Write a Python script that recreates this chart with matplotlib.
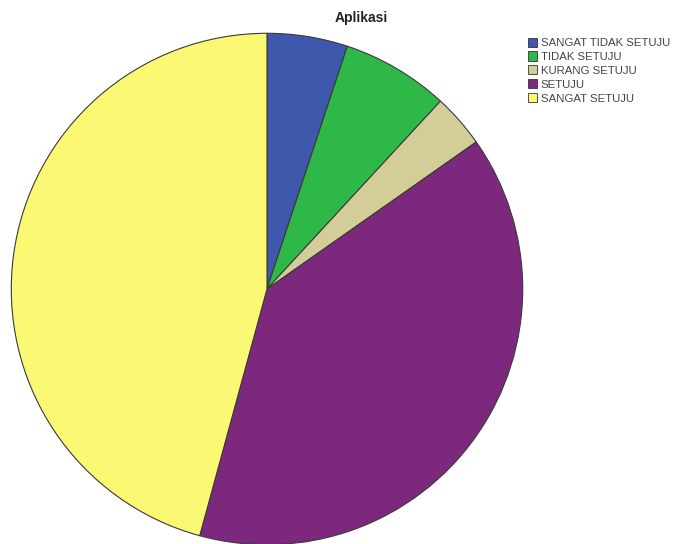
import matplotlib.pyplot as plt
from matplotlib.patches import Patch

plt.rcParams['font.family'] = ['Liberation Sans', 'DejaVu Sans']

categories = ['SANGAT TIDAK SETUJU', 'TIDAK SETUJU', 'KURANG SETUJU',
              'SETUJU', 'SANGAT SETUJU']
counts = [3, 4, 2, 23, 27]
colors = ['#3e58ac', '#2eb848', '#d3ce97', '#7c287d', '#fbf873']

fig = plt.figure(figsize=(6.73, 5.44), dpi=100)
fig.patch.set_facecolor('white')

# pie area: centre ~(267, 289) px, radius ~257 px
ax = fig.add_axes([10 / 673, -2 / 544, 514 / 673, 514 / 544])
ax.pie(counts, colors=colors, startangle=90, counterclock=False,
       wedgeprops=dict(edgecolor='#3a3a3a', linewidth=0.8))
ax.set_aspect('equal')
ax.set_xlim(-1.005, 1.005)
ax.set_ylim(-1.005, 1.005)
ax.axis('off')

fig.text(361 / 673, 1 - 18 / 544, 'Aplikasi', ha='center', va='center',
         fontsize=10, fontweight='bold', color='#222222')

handles = [Patch(facecolor=c, edgecolor='#333333', linewidth=0.6) for c in colors]
fig.legend(handles, categories, loc='upper left',
           bbox_to_anchor=(523 / 673, 1 - 33 / 544), frameon=False,
           fontsize=8.2, handlelength=0.85, handleheight=0.85,
           handletextpad=0.3, labelspacing=0.3, borderaxespad=0,
           labelcolor='#444444')

fig.savefig('out.png', dpi=100)
plt.close(fig)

::::::

TASK PROMPT:
Omit the pictures, then repeat exactly each line from the beginning of the listing through the line with "ax.axis('off')".

THE ANSWER:
Write a Python script that recreates this chart with matplotlib.
import matplotlib.pyplot as plt
from matplotlib.patches import Patch

plt.rcParams['font.family'] = ['Liberation Sans', 'DejaVu Sans']

categories = ['SANGAT TIDAK SETUJU', 'TIDAK SETUJU', 'KURANG SETUJU',
              'SETUJU', 'SANGAT SETUJU']
counts = [3, 4, 2, 23, 27]
colors = ['#3e58ac', '#2eb848', '#d3ce97', '#7c287d', '#fbf873']

fig = plt.figure(figsize=(6.73, 5.44), dpi=100)
fig.patch.set_facecolor('white')

# pie area: centre ~(267, 289) px, radius ~257 px
ax = fig.add_axes([10 / 673, -2 / 544, 514 / 673, 514 / 544])
ax.pie(counts, colors=colors, startangle=90, counterclock=False,
       wedgeprops=dict(edgecolor='#3a3a3a', linewidth=0.8))
ax.set_aspect('equal')
ax.set_xlim(-1.005, 1.005)
ax.set_ylim(-1.005, 1.005)
ax.axis('off')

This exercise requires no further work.